4.The population is all first-year students at the university. The administration should conduct a stratified sample, randomly choosing 100 first-year students who live in residence and 100 first-year students who do not. A categorical variable that should be measured for each participating student is whether or not the student lives in residence (another possibility: major). A quantitative variable that should be measured is each participating student's academic average.

5.The population of interest is all people of voting age who live in the member of parliament's riding. The sample is biased because it is not a random sample. It is self-selected by the people who wrote the letters. They probably feel more strongly about the legislation and are more likely to be against it than the overall population. Thus, the true proportion of the population that opposes the legislation is probably less than 74%.

6.In both cluster sampling and stratified sampling, the population is divided into groups—clusters or strata. In cluster sampling, a simple random sample of the clusters is taken. Then every member of the population in the chosen clusters forms the sample. In stratified sampling, every stratum is used. Then from each stratum, a simple random sample of members of that stratum is chosen to participate.

7.In casual conversation, population is used for the people living in the location such as the city or country being discussed. In statistics, population is used for the individual people or objects represented by a sample. Also in statistics, it may only represent a subset of all the people living somewhere.

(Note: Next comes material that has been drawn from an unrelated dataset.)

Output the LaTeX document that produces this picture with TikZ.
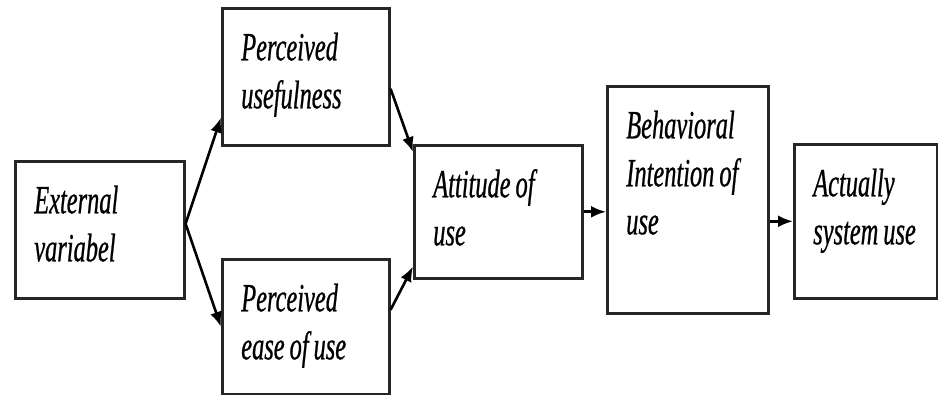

For example in a study about women's health, the population would only include women.

8.a)The simple random sample requires 40 distinct random numbers.

b)The systematic sample requires one random number to pick the starting point.

c)The stratified random sample requires 10 random numbers for each grade or 40 in total.

d)The multi-stage sampling procedure requires two random numbers to pick the grade level, and 20 for each chosen grade to pick the individual students or a total of 42.

9.In order to obtain a simple random sample of grade 9 students, he would need a list of all grade 9 students. The first step in obtaining a simple random sample is always to identify and label every member of the population.

10.The treatment group is the group taking aspirin. The control group is the group taking the pill with no active ingredients. The placebo is the pill with no active ingredients. The experiment is double-blind because the participants and the attending doctors do not know which pill is being taken by which participants.

11.In a checklist question, the customers will only be able to check off the answer to a simple yes/no question such as whether or not they like the flavour. The designer of the survey could use a ranking question to find out which flavour customers liked best, second-best, et cetera. This may be helpful if the company only wants to manufacture some of the flavours.

12.This is an example of household bias. Almost 40% of the people surveyed were teenagers, which over-represents their proportion in the population. This will lead to an over-estimate of the percentage of alcohol that is consumed by underage drinkers.

13.When a qualitative variable is used, the family is classified as a heavy, medium, or light user. When a discrete, quantitative variable is used, the number of hours or partial hours in the past month that a family member used the internet is counted. When a continuous, quantitative variable is used, the time that the internet was used as a continuous variable is recorded as precisely as required.